=== To do ===
Repeat every line of the listing below exactly, minus the pictures.

=== Information provided ===
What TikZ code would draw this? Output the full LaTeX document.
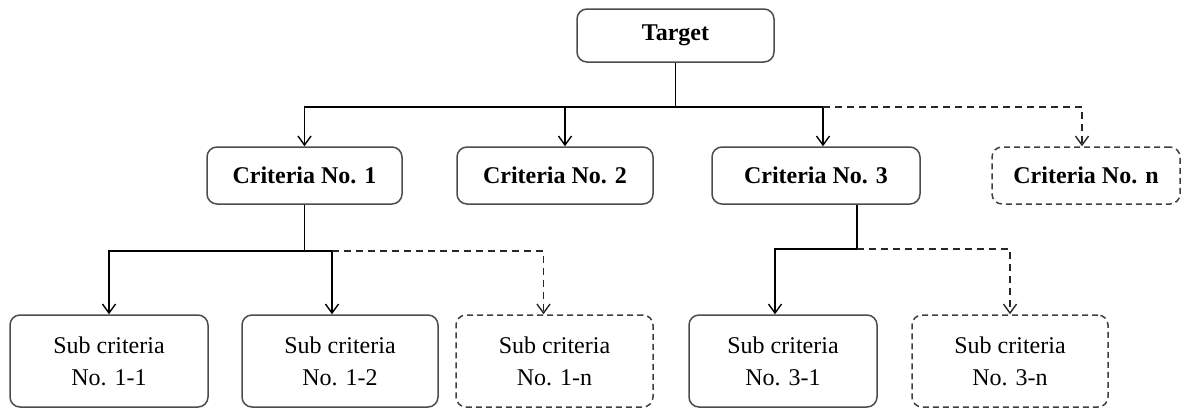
\documentclass[tikz,border=0pt]{standalone}
\usepackage{fontspec}
\setmainfont{Liberation Serif}
\usetikzlibrary{positioning, arrows.meta}

\tikzset{
  box/.style={draw=black!70, line width=1.5pt, rounded corners=10pt, align=center,
    fill=white, font=\fontsize{24}{32}\selectfont},
  mainbox/.style={box, font=\fontsize{24}{32}\selectfont\bfseries},
  dashbox/.style={draw=black!75, dash pattern=on 6pt off 4pt},
  link/.style={line width=1.5pt, -{Straight Barb[length=9pt, width=13pt, line width=1.4pt]}},
  dashlink/.style={link, draw=black!85, dash pattern=on 7pt off 5pt}
}

\begin{document}
\begin{tikzpicture}[x=1pt, y=-1pt]
    \useasboundingbox (0,0) rectangle (1183,408);

    % Draw the target
    \node[mainbox, minimum width=197, minimum height=53] (target) at (675.5,35.5) {Target};

    % Draw the criteria
    \foreach \name/\x/\w/\k in {c1/304.5/195/1, c2/555/196/2, c3/816/208/3} {
      \node[mainbox, minimum width=\w, minimum height=57] (\name) at (\x,175.5) {Criteria No. \k};
    }
    \node[mainbox, dashbox, minimum width=188, minimum height=57] (cn) at (1086,175.5) {Criteria No. n};

    % Draw the sub criteria
    \foreach \name/\x/\w/\k in {s11/109/198/1-1, s12/340/196/1-2, s31/783/188/3-1} {
      \node[box, minimum width=\w, minimum height=92] (\name) at (\x,361) {Sub criteria\\No. \k};
    }
    \node[box, dashbox, minimum width=197, minimum height=92] (s1n) at (554.5,361) {Sub criteria\\No. 1-n};
    \node[box, dashbox, minimum width=196, minimum height=92] (s3n) at (1010,361) {Sub criteria\\No. 3-n};

    % Connectors from the target
    \coordinate (busA) at (0,107);
    \draw[link] (target.south) -- (target.south |- busA) -| (c1.north);
    \draw[link] (target.south |- busA) -| ([xshift=10pt]c2.north);
    \draw[link] (target.south |- busA) -| ([xshift=7pt]c3.north);
    \draw[dashlink] ([xshift=7pt]c3.north |- busA) -| ([xshift=-4pt]cn.north);

    % Connectors from criteria 1
    \coordinate (busB) at (0,251);
    \draw[link] (c1.south) -- (c1.south |- busB) -| (s11.north);
    \draw[link] (c1.south |- busB) -| ([xshift=-8pt]s12.north);
    \draw[dashlink] ([xshift=-8pt]s12.north |- busB) -| ([xshift=-11pt]s1n.north);

    % Connectors from criteria 3
    \coordinate (busC) at (0,249);
    \coordinate (c3stem) at ([xshift=41pt]c3.south);
    \draw[link] (c3stem) -- (c3stem |- busC) -| ([xshift=-8pt]s31.north);
    \draw[dashlink] (c3stem |- busC) -| (s3n.north);
\end{tikzpicture}
\end{document}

=== Result of the task ===
What TikZ code would draw this? Output the full LaTeX document.
\documentclass[tikz,border=0pt]{standalone}
\usepackage{fontspec}
\setmainfont{Liberation Serif}
\usetikzlibrary{positioning, arrows.meta}

\tikzset{
  box/.style={draw=black!70, line width=1.5pt, rounded corners=10pt, align=center,
    fill=white, font=\fontsize{24}{32}\selectfont},
  mainbox/.style={box, font=\fontsize{24}{32}\selectfont\bfseries},
  dashbox/.style={draw=black!75, dash pattern=on 6pt off 4pt},
  link/.style={line width=1.5pt, -{Straight Barb[length=9pt, width=13pt, line width=1.4pt]}},
  dashlink/.style={link, draw=black!85, dash pattern=on 7pt off 5pt}
}

\begin{document}
\begin{tikzpicture}[x=1pt, y=-1pt]
    \useasboundingbox (0,0) rectangle (1183,408);

    % Draw the target
    \node[mainbox, minimum width=197, minimum height=53] (target) at (675.5,35.5) {Target};

    % Draw the criteria
    \foreach \name/\x/\w/\k in {c1/304.5/195/1, c2/555/196/2, c3/816/208/3} {
      \node[mainbox, minimum width=\w, minimum height=57] (\name) at (\x,175.5) {Criteria No. \k};
    }
    \node[mainbox, dashbox, minimum width=188, minimum height=57] (cn) at (1086,175.5) {Criteria No. n};

    % Draw the sub criteria
    \foreach \name/\x/\w/\k in {s11/109/198/1-1, s12/340/196/1-2, s31/783/188/3-1} {
      \node[box, minimum width=\w, minimum height=92] (\name) at (\x,361) {Sub criteria\\No. \k};
    }
    \node[box, dashbox, minimum width=197, minimum height=92] (s1n) at (554.5,361) {Sub criteria\\No. 1-n};
    \node[box, dashbox, minimum width=196, minimum height=92] (s3n) at (1010,361) {Sub criteria\\No. 3-n};

    % Connectors from the target
    \coordinate (busA) at (0,107);
    \draw[link] (target.south) -- (target.south |- busA) -| (c1.north);
    \draw[link] (target.south |- busA) -| ([xshift=10pt]c2.north);
    \draw[link] (target.south |- busA) -| ([xshift=7pt]c3.north);
    \draw[dashlink] ([xshift=7pt]c3.north |- busA) -| ([xshift=-4pt]cn.north);

    % Connectors from criteria 1
    \coordinate (busB) at (0,251);
    \draw[link] (c1.south) -- (c1.south |- busB) -| (s11.north);
    \draw[link] (c1.south |- busB) -| ([xshift=-8pt]s12.north);
    \draw[dashlink] ([xshift=-8pt]s12.north |- busB) -| ([xshift=-11pt]s1n.north);

    % Connectors from criteria 3
    \coordinate (busC) at (0,249);
    \coordinate (c3stem) at ([xshift=41pt]c3.south);
    \draw[link] (c3stem) -- (c3stem |- busC) -| ([xshift=-8pt]s31.north);
    \draw[dashlink] (c3stem |- busC) -| (s3n.north);
\end{tikzpicture}
\end{document}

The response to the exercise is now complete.